Tesla has started developing motion-detection sensor technology that will alert the owner in case they leave a child behind in a hot car.
National Highway Traffic Safety Administration data found that more than 50 children died of heatstroke in 2018 and 2019 because someone left them locked inside in a hot car.
Before the company is allowed to market the new technology, however, approval from the Federal Communications Commission will be necessary.
This is because the technology relies on the use of unlicensed millimetre-wave radar sensors that would operate at a higher level of power than what the current rules allow for.
According to Tesla, the new technology would:
- Reduce the risk of paediatric vehicular heatstroke
- Reduce the risk of theft
- Protect the vehicle occupants from injury
Thanks to radar imaging technology that measures body size, Tesla can tell the difference between children and adults.
This is useful not only for child-related alerts but also for optimising airbag deployment in the event of a crash.
Tesla’s current technology already utilises both interior and exterior sensors for various safety measures.

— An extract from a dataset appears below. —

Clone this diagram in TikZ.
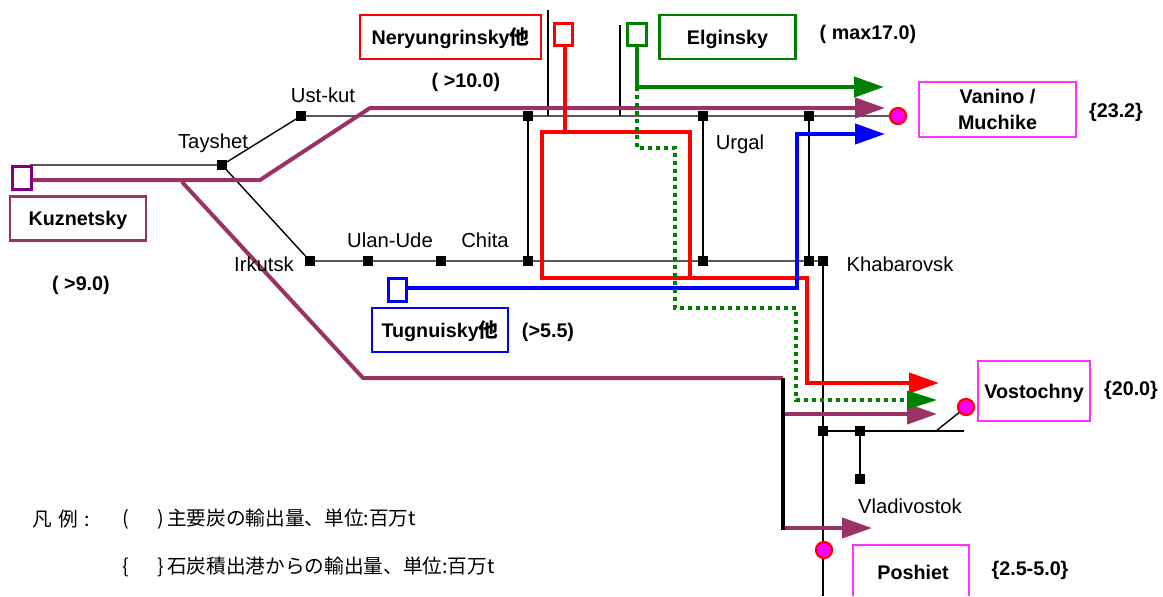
\documentclass[tikz,border=0pt]{standalone}
\usepackage{fontspec}
\setmainfont{Liberation Sans}
\newfontfamily\cjk{Noto Sans CJK JP}
\usetikzlibrary{arrows.meta}
\definecolor{coalp}{HTML}{993366}
\definecolor{boxp}{HTML}{800080}
\definecolor{coalg}{HTML}{008000}
\definecolor{portm}{HTML}{FF33FF}
\definecolor{portf}{HTML}{FF00FF}
\tikzset{
  stn/.style={fill=black,draw=none,minimum size=7.5pt,inner sep=0pt,outer sep=0pt},
  rail/.style={draw=black,line width=1.05pt},
  flow/.style={line width=3pt,line join=miter},
  tipped/.style={-{Triangle[length=22.5pt,width=15pt]}},
  mine/.style={draw=#1,fill=white,line width=2.2pt,minimum width=14pt,minimum height=17pt,inner sep=0pt},
  lab/.style={font=\fontsize{15.2}{17}\selectfont,inner sep=0pt},
  blab/.style={font=\fontsize{14.8}{19}\selectfont\bfseries,inner sep=0pt,align=center},
  namebox/.style={draw=#1,line width=2.2pt,inner sep=0pt,font=\fontsize{14.8}{19}\selectfont\bfseries,align=center,text height=10.6pt,text depth=0pt},
  portbox/.style={draw=portm,line width=1.7pt,inner sep=0pt,font=\fontsize{14.8}{19}\selectfont\bfseries,align=center,text height=10.6pt,text depth=0pt},
  port/.style={circle,fill=portf,draw=red,line width=1.7pt,minimum size=12pt,inner sep=0pt},
  leg/.style={font=\fontsize{14.75}{17}\selectfont\cjk,inner sep=0pt,anchor=west},
}
\begin{document}
\begin{tikzpicture}[x=0.75pt,y=-0.75pt]
\useasboundingbox (0,0) rectangle (1163,596);
% stations
\node[stn] (ust) at (301,116) {};
\node[stn] (n1) at (528,116) {};
\node[stn] (urg) at (703,116) {};
\node[stn] (n2) at (809,116) {};
\node[stn] (tay) at (222,165) {};
\node[stn] (irk) at (310,261) {};
\node[stn] (ula) at (368,261) {};
\node[stn] (s3) at (441,261) {};
\node[stn] (chi) at (528,261) {};
\node[stn] (s4) at (703,261) {};
\node[stn] (s5) at (809,261) {};
\node[stn] (kha) at (823,261) {};
\node[stn] (v1) at (823,431) {};
\node[stn] (v2) at (860,431) {};
\node[stn] (vla) at (860,479) {};
% free rail ends
\coordinate (w) at (30,165);
\coordinate (t1) at (548,10);
\coordinate (t1b) at (548,116);
\coordinate (t2) at (620,25);
\coordinate (t2b) at (620,116);
\coordinate (south) at (823,596);
\coordinate (vend) at (964,431);
\coordinate (vbr) at (936,431);
% ports
\coordinate (vanc) at (898,116);
\coordinate (vosc) at (966,407);
\coordinate (posc) at (824,550);
% rails
\draw[rail] (w) -- (tay) -- (ust) -- (n1) -- (urg) -- (n2) -- (vanc);
\draw[rail] (tay) -- (irk) -- (ula) -- (s3) -- (chi) -- (s4) -- (s5) -- (kha);
\draw[rail] (n1) -- (chi);
\draw[rail] (urg) -- (s4);
\draw[rail] (n2) -- (s5);
\draw[rail] (t1) -- (t1b);
\draw[rail] (t2) -- (t2b);
\draw[rail] (kha) -- (v1) -- (south);
\draw[rail] (v1) -- (v2) -- (vend);
\draw[rail] (v2) -- (vla);
\draw[rail] (vbr) -- (vosc);
% purple routes
\coordinate (ka) at (32,180);
\coordinate (kb) at (260,180);
\coordinate (kc) at (370,108);
\coordinate (ktip) at (885,108);
\coordinate (kd) at (182,182);
\coordinate (ke) at (363,378);
\coordinate (kf) at (783,378);
\coordinate (kg) at (783,530);
\coordinate (kh) at (785,414);
\coordinate (kvtip) at (937,414);
\coordinate (ki) at (785,528);
\coordinate (kptip) at (872,528);
\draw[flow,draw=coalp] (kd) -- (ke) -- (kf);
\draw[flow,draw=black] (kf) -- (kg);
\draw[flow,draw=coalp,tipped] (ka) -- (kb) -- (kc) -- (ktip);
\draw[flow,draw=coalp,tipped] (kh) -- (kvtip);
\draw[flow,draw=coalp,tipped] (ki) -- (kptip);
% green routes
\coordinate (ga) at (637,46);
\coordinate (gb) at (637,87);
\coordinate (gtip) at (884,87);
\coordinate (gc) at (637,148);
\coordinate (gd) at (675,148);
\coordinate (ge) at (675,308);
\coordinate (gf) at (796,308);
\coordinate (gg) at (796,400);
\coordinate (gh) at (908,400);
% red routes
\coordinate (ra) at (565,46);
\coordinate (rb) at (565,132);
\coordinate (rc) at (542,132);
\coordinate (rd) at (690,132);
\coordinate (re) at (690,278);
\coordinate (rf) at (542,278);
\coordinate (rg) at (807,278);
\coordinate (rh) at (807,383);
\coordinate (rtip) at (939,383);
\draw[flow,draw=red] (ra) -- (rb);
\draw[flow,draw=red] (rc) -- (rd) -- (re) -- (rf) -- cycle;
\draw[flow,draw=red,tipped] (re) -- (rg) -- (rh) -- (rtip);
% blue route
\coordinate (ba) at (406,288);
\coordinate (bb) at (797,288);
\coordinate (bc) at (797,134);
\coordinate (btip) at (885,134);
\draw[flow,draw=blue,tipped] (ba) -- (bb) -- (bc) -- (btip);
% green on top
\draw[flow,draw=coalg,tipped] (ga) -- (gb) -- (gtip);
\draw[flow,draw=coalg,dash pattern=on 3pt off 3pt] (gb) -- (gc) -- (gd) -- (ge) -- (gf) -- (gg) -- (gh);
\fill[coalg] (907,390.5) -- (937,400) -- (907,409.5) -- cycle;
% mines
\node[mine=boxp] (mk) at (22,178) {};
\node[mine=red] (mn) at (563.5,34.5) {};
\node[mine=coalg] (me) at (637,34.5) {};
\node[mine=blue] (mt) at (397.5,290) {};
% ports
\node[port] (van) at (vanc) {};
\node[port] (vos) at (vosc) {};
\node[port] (pos) at (posc) {};
% name boxes
\node[namebox=red,minimum width=135.75pt,minimum height=33pt] (nb) at (450.5,37) {Neryungrinsky{\cjk\bfseries 他}};
\node[namebox=coalg,minimum width=102pt,minimum height=33pt] (eb) at (727.5,37) {Elginsky};
\node[namebox=coalp,minimum width=102pt,minimum height=33pt] (kb2) at (78,218.5) {Kuznetsky};
\node[namebox=blue,minimum width=102pt,minimum height=33pt] (tb) at (440,330) {Tugnuisky{\cjk\bfseries 他}};
\node[portbox,minimum width=117.5pt,minimum height=41.5pt,text height=29.6pt] (vb) at (997.5,109.5) {Vanino /\\Muchike};
\node[portbox,minimum width=84pt,minimum height=45pt] (vsb) at (1034,391) {Vostochny};
\coordinate (pb1) at (853,596);
\coordinate (pb2) at (853,545);
\coordinate (pb3) at (969,545);
\coordinate (pb4) at (969,596);
\draw[draw=portm,line width=1.7pt] (pb1) -- (pb2) -- (pb3) -- (pb4);
\node[blab] (pt) at (913,572.5) {Poshiet};
% quantities
\node[blab] (q1) at (466,82) {( >10.0)};
\node[blab] (q2) at (868,34) {( max17.0)};
\node[blab] (q3) at (1116,112) {\{23.2\}};
\node[blab] (q4) at (1131,390) {\{20.0\}};
\node[blab] (q5) at (1030,570) {\{2.5-5.0\}};
\node[blab] (q6) at (548,332) {(>5.5)};
\node[blab] (q7) at (81,285) {( >9.0)};
% places
\node[lab] (l1) at (323,95) {Ust-kut};
\node[lab] (l2) at (213,143) {Tayshet};
\node[lab] (l3) at (264,264) {Irkutsk};
\node[lab] (l4) at (390,240) {Ulan-Ude};
\node[lab] (l5) at (485,240) {Chita};
\node[lab] (l6) at (740,144) {Urgal};
\node[lab] (l7) at (900,264) {Khabarovsk};
\node[lab] (l8) at (910,506) {Vladivostok};
% legend
\node[leg] (g1) at (32,519) {凡\,\,例\,\,:};
\node[leg] (g2) at (122,519) {(};
\node[leg] (g3) at (157,519) {)\,主要炭の輸出量、単位:百万t};
\node[leg] (g4) at (122,567) {\{};
\node[leg] (g5) at (157,567) {\}\,石炭積出港からの輸出量、単位:百万t};
\end{tikzpicture}
\end{document}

For instance, there is Dog Mode, which allows dog owners to provide optimal temperature conditions for dogs left behind in the vehicle.
One of its additional features enables you to alert passers-by that you will only be gone for a couple of minutes.
There is also Sentry Mode – while enabled, the car activates exterior cameras to detect any movement in its vicinity and identify a potential intruder.
In the past, other carmakers have introduced similar related technology, an example of which is Nissan’s 2018 sensor system installed in its Pathfinder SUVs for detecting whether the rear door is opened.
In case the driver does not open the rear door after parking the vehicle, the horn will beep several times to remind them.